Chris would also like to know if the building inspector would have the authority to deny a permit. Anthony feels that yes, the building inspector would have the authority to deny a permit.
He also wonders if existing short-term rental will be grandfathered.
Kaela responded that the general understanding is gray and should be put to the town council for determination. One way around grandfathering would be to have the Select Board put an annual permit process in place.
Alex Foti, Planning Board Chair from Carroll commended the board on a great job. He asked how Bethlehem will enforce the restriction on STR in Cluster Developments. Martie Cook reiterated that the deed covenants would enforce the restrictions. Mr. Foti also stated he felt the parking requirement was stringent and seems counterintuitive. Kaela pointed out that STR tend to bring more cars and this requirement is a mitigation piece, so cars are not parked “willy nilly.”
Bethlehem resident Julia Brabec of Cherry Valley Rd asks how homeowners know if they have a septic permit. Kaela stated if a homeowner cannot find a record of septic, then they could call NHDES to see if there is a permit on file. If your house was built before the permitting process was put in place than you have the option to have Septic Evaluator come take a look; however, for systems without a NHDES permit on file, an approved design to be constructed in the event of a system failure must be put in place to come into compliance.

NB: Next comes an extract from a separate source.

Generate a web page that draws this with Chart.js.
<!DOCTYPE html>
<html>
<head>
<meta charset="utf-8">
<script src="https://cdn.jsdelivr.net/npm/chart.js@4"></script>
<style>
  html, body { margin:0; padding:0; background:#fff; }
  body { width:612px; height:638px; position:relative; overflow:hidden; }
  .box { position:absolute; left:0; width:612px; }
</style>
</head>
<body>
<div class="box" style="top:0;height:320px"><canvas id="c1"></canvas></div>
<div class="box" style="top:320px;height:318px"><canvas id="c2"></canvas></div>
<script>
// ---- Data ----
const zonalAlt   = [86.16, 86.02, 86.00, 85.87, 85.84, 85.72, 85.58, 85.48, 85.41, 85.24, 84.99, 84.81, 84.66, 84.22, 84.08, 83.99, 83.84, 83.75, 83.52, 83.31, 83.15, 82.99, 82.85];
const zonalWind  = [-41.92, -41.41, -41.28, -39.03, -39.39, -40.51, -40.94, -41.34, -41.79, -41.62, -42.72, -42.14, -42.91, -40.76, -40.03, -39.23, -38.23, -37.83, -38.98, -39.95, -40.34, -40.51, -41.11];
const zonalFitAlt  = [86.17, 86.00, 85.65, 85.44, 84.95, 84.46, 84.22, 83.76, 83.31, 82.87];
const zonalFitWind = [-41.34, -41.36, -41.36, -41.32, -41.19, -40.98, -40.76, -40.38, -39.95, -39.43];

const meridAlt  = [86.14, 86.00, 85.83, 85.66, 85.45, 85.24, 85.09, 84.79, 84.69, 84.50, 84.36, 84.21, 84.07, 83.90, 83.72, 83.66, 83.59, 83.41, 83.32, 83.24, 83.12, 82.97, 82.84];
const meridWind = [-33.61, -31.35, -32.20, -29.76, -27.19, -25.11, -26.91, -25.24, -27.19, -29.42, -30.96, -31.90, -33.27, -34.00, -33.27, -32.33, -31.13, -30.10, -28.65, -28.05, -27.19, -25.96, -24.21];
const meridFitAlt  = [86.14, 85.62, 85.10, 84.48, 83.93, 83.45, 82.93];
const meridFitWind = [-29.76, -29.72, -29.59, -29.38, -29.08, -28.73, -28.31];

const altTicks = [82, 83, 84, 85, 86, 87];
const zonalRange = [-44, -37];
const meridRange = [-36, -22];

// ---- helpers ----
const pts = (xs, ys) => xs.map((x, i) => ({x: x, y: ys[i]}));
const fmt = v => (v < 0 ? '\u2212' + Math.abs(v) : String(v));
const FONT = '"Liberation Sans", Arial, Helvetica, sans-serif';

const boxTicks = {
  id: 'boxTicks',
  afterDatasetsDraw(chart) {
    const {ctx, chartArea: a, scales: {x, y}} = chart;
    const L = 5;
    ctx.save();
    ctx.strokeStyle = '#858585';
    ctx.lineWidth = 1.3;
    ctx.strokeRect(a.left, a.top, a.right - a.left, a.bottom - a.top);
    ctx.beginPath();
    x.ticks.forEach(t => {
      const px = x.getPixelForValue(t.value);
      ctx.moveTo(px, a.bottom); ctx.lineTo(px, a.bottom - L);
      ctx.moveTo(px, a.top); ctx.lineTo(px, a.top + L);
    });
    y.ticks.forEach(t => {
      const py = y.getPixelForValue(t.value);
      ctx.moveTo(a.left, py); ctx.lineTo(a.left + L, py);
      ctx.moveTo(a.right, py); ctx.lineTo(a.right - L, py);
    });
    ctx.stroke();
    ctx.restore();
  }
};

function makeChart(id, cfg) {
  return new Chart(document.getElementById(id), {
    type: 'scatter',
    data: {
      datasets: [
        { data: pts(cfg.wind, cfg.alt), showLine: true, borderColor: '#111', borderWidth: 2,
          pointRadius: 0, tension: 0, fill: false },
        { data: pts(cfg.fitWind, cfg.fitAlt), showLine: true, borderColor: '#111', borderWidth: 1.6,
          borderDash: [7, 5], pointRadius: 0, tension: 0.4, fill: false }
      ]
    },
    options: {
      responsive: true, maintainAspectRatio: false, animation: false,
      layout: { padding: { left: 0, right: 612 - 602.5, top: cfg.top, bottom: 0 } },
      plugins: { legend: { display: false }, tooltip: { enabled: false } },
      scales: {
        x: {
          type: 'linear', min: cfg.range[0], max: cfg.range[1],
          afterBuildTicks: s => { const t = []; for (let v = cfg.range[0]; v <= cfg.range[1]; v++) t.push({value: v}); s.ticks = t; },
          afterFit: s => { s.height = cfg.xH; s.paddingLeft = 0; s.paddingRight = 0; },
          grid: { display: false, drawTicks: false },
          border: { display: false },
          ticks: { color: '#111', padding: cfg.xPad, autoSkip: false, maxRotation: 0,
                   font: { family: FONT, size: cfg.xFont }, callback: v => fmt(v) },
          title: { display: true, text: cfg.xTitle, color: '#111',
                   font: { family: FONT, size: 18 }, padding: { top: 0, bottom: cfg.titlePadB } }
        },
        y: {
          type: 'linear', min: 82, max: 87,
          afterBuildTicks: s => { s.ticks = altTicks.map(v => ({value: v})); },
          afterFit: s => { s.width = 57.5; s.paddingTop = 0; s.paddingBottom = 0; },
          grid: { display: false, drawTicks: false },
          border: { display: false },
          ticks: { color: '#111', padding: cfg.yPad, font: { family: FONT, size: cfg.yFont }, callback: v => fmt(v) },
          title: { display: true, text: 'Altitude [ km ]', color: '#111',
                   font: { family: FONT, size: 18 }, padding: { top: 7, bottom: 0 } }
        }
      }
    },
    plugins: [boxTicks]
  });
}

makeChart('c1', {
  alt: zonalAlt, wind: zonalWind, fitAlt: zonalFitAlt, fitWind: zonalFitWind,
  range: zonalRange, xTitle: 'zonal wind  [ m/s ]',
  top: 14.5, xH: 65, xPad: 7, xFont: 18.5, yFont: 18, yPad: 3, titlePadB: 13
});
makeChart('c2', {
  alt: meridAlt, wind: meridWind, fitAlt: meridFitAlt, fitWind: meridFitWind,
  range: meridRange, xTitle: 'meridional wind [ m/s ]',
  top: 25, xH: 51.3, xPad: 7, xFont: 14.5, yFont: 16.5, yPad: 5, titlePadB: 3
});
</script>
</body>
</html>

Julia would also like to know who decides if the dwelling is compliant with all applicable building, health, and life safety codes. Kaela responded that the building inspector would in compliance with the State of NH’s Residential Building Codes. Julia wonders if the building inspector has the capacity for all this additional work. Anthony commented, if adopted, this would be addressed by the Select Board.
Mary Moritz asks if this is a one-time inspection, and does it include already existing buildings that are becoming STR. The answer to both was yes.
Thomas Carter had a question about the STR definition. Would a situation with a 3 family unit be allowed or does that fall outside of the definition? Kaela confirms that new STR cannot come into multi-family properties.
Amendment 7
Would remove Article XVII Impact Fees in its entirety (has never been used), along with the Definitions in Article XXII that are only used in that section of the Zoning Ordinance. Article XVII would be titled “Reserved” and left blank for future use unless or until used by another amendment.
The following terms and their definitions would be removed from Article XXII:
Capital Improvement
Capital Improvement Program (CIP)
Impact Fee
New Development
Per Pupil School Capital Cost
School Age Children Multiplier
Anthony ends the public hearing at 7:25.
Martie Cook makes a motion that the proposed Zoning Amendments for March 2024 as presented at this meeting move forward for warrant consideration. Jerry Blanchard seconded, and the motion carried 6 – 0.
The next meeting date is set for January 10, 2024.
Alecia Loveless motioned to adjourn, Linda Moore seconded with all in favor to end the meeting at 7:30 pm.